▶ Information provided:
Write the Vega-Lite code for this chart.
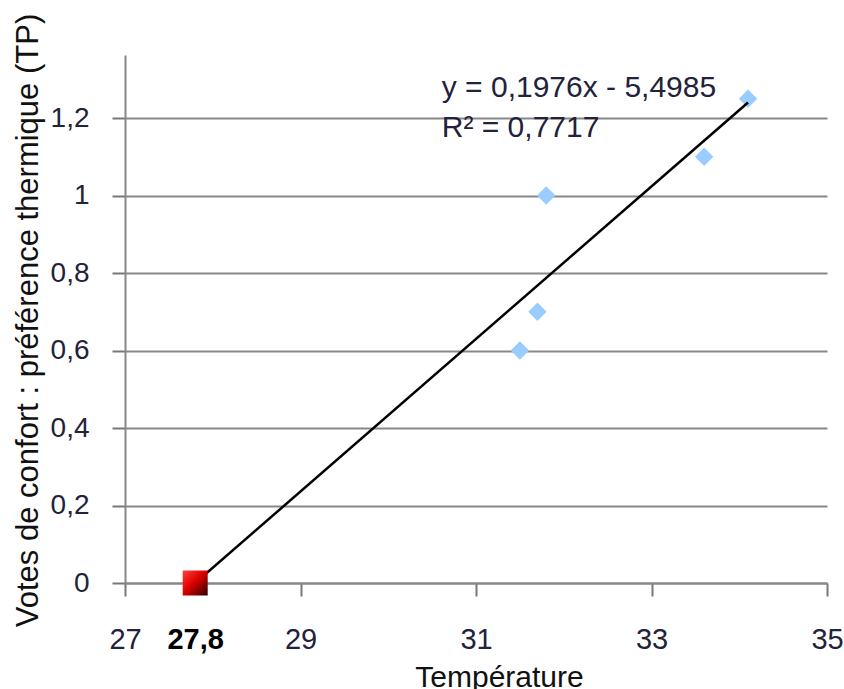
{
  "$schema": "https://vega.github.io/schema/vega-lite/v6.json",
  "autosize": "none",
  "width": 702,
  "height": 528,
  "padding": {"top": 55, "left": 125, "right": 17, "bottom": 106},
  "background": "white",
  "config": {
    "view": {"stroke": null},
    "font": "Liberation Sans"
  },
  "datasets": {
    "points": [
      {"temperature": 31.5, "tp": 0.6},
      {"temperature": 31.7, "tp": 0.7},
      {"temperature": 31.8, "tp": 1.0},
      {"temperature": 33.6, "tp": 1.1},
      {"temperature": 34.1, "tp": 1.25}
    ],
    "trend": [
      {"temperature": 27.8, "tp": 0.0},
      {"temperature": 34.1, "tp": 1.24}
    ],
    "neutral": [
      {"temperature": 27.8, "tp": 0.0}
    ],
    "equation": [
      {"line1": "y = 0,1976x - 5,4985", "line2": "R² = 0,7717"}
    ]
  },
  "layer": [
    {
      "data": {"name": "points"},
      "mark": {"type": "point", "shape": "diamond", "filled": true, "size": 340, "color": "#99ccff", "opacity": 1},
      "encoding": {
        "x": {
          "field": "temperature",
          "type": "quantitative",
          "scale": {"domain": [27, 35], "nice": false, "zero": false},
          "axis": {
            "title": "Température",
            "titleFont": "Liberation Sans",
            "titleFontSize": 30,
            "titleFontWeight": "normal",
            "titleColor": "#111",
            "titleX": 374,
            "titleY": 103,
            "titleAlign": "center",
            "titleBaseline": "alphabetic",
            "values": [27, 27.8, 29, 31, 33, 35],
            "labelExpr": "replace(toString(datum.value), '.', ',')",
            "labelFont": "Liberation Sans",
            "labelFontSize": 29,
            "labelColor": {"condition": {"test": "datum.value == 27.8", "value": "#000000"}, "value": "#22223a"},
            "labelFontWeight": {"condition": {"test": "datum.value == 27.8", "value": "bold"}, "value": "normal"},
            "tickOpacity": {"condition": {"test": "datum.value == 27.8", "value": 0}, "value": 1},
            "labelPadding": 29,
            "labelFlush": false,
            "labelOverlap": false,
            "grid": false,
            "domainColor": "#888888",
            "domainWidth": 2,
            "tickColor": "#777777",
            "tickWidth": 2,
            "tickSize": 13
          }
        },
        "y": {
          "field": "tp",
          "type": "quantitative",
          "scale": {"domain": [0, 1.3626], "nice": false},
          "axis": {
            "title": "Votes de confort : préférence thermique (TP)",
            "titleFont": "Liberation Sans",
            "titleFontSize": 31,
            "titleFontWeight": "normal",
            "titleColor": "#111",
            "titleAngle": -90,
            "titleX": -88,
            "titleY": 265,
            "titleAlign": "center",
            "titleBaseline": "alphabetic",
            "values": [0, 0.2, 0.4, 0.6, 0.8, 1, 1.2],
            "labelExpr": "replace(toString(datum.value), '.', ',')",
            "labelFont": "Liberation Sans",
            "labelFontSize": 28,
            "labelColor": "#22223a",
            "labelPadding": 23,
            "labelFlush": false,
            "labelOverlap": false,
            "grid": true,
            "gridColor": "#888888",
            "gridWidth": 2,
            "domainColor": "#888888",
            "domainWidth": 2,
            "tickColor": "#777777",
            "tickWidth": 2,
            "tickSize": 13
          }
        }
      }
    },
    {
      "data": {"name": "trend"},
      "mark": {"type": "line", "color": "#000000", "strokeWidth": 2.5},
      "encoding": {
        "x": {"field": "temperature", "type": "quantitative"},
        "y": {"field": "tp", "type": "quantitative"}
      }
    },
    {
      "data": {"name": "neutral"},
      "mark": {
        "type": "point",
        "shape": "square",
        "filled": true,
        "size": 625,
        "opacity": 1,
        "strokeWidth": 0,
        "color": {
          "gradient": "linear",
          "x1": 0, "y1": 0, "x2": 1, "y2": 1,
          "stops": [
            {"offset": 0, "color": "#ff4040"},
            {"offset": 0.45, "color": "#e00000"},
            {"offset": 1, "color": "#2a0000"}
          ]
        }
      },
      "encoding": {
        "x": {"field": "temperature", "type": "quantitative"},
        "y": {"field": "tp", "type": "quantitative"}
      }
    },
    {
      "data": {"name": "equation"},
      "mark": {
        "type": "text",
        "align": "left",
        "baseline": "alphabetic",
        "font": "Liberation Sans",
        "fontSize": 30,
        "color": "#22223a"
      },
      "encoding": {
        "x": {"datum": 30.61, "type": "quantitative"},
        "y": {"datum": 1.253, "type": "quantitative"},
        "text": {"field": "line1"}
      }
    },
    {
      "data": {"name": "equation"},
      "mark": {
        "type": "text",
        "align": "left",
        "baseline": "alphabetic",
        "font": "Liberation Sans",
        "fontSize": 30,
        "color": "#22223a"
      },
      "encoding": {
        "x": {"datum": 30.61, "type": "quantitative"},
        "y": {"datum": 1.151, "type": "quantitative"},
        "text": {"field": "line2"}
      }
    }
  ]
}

▶ Directive: Return the material exactly as given, apart from the pictures.

▶ Solved problem:
Write the Vega-Lite code for this chart.
{
  "$schema": "https://vega.github.io/schema/vega-lite/v6.json",
  "autosize": "none",
  "width": 702,
  "height": 528,
  "padding": {"top": 55, "left": 125, "right": 17, "bottom": 106},
  "background": "white",
  "config": {
    "view": {"stroke": null},
    "font": "Liberation Sans"
  },
  "datasets": {
    "points": [
      {"temperature": 31.5, "tp": 0.6},
      {"temperature": 31.7, "tp": 0.7},
      {"temperature": 31.8, "tp": 1.0},
      {"temperature": 33.6, "tp": 1.1},
      {"temperature": 34.1, "tp": 1.25}
    ],
    "trend": [
      {"temperature": 27.8, "tp": 0.0},
      {"temperature": 34.1, "tp": 1.24}
    ],
    "neutral": [
      {"temperature": 27.8, "tp": 0.0}
    ],
    "equation": [
      {"line1": "y = 0,1976x - 5,4985", "line2": "R² = 0,7717"}
    ]
  },
  "layer": [
    {
      "data": {"name": "points"},
      "mark": {"type": "point", "shape": "diamond", "filled": true, "size": 340, "color": "#99ccff", "opacity": 1},
      "encoding": {
        "x": {
          "field": "temperature",
          "type": "quantitative",
          "scale": {"domain": [27, 35], "nice": false, "zero": false},
          "axis": {
            "title": "Température",
            "titleFont": "Liberation Sans",
            "titleFontSize": 30,
            "titleFontWeight": "normal",
            "titleColor": "#111",
            "titleX": 374,
            "titleY": 103,
            "titleAlign": "center",
            "titleBaseline": "alphabetic",
            "values": [27, 27.8, 29, 31, 33, 35],
            "labelExpr": "replace(toString(datum.value), '.', ',')",
            "labelFont": "Liberation Sans",
            "labelFontSize": 29,
            "labelColor": {"condition": {"test": "datum.value == 27.8", "value": "#000000"}, "value": "#22223a"},
            "labelFontWeight": {"condition": {"test": "datum.value == 27.8", "value": "bold"}, "value": "normal"},
            "tickOpacity": {"condition": {"test": "datum.value == 27.8", "value": 0}, "value": 1},
            "labelPadding": 29,
            "labelFlush": false,
            "labelOverlap": false,
            "grid": false,
            "domainColor": "#888888",
            "domainWidth": 2,
            "tickColor": "#777777",
            "tickWidth": 2,
            "tickSize": 13
          }
        },
        "y": {
          "field": "tp",
          "type": "quantitative",
          "scale": {"domain": [0, 1.3626], "nice": false},
          "axis": {
            "title": "Votes de confort : préférence thermique (TP)",
            "titleFont": "Liberation Sans",
            "titleFontSize": 31,
            "titleFontWeight": "normal",
            "titleColor": "#111",
            "titleAngle": -90,
            "titleX": -88,
            "titleY": 265,
            "titleAlign": "center",
            "titleBaseline": "alphabetic",
            "values": [0, 0.2, 0.4, 0.6, 0.8, 1, 1.2],
            "labelExpr": "replace(toString(datum.value), '.', ',')",
            "labelFont": "Liberation Sans",
            "labelFontSize": 28,
            "labelColor": "#22223a",
            "labelPadding": 23,
            "labelFlush": false,
            "labelOverlap": false,
            "grid": true,
            "gridColor": "#888888",
            "gridWidth": 2,
            "domainColor": "#888888",
            "domainWidth": 2,
            "tickColor": "#777777",
            "tickWidth": 2,
            "tickSize": 13
          }
        }
      }
    },
    {
      "data": {"name": "trend"},
      "mark": {"type": "line", "color": "#000000", "strokeWidth": 2.5},
      "encoding": {
        "x": {"field": "temperature", "type": "quantitative"},
        "y": {"field": "tp", "type": "quantitative"}
      }
    },
    {
      "data": {"name": "neutral"},
      "mark": {
        "type": "point",
        "shape": "square",
        "filled": true,
        "size": 625,
        "opacity": 1,
        "strokeWidth": 0,
        "color": {
          "gradient": "linear",
          "x1": 0, "y1": 0, "x2": 1, "y2": 1,
          "stops": [
            {"offset": 0, "color": "#ff4040"},
            {"offset": 0.45, "color": "#e00000"},
            {"offset": 1, "color": "#2a0000"}
          ]
        }
      },
      "encoding": {
        "x": {"field": "temperature", "type": "quantitative"},
        "y": {"field": "tp", "type": "quantitative"}
      }
    },
    {
      "data": {"name": "equation"},
      "mark": {
        "type": "text",
        "align": "left",
        "baseline": "alphabetic",
        "font": "Liberation Sans",
        "fontSize": 30,
        "color": "#22223a"
      },
      "encoding": {
        "x": {"datum": 30.61, "type": "quantitative"},
        "y": {"datum": 1.253, "type": "quantitative"},
        "text": {"field": "line1"}
      }
    },
    {
      "data": {"name": "equation"},
      "mark": {
        "type": "text",
        "align": "left",
        "baseline": "alphabetic",
        "font": "Liberation Sans",
        "fontSize": 30,
        "color": "#22223a"
      },
      "encoding": {
        "x": {"datum": 30.61, "type": "quantitative"},
        "y": {"datum": 1.151, "type": "quantitative"},
        "text": {"field": "line2"}
      }
    }
  ]
}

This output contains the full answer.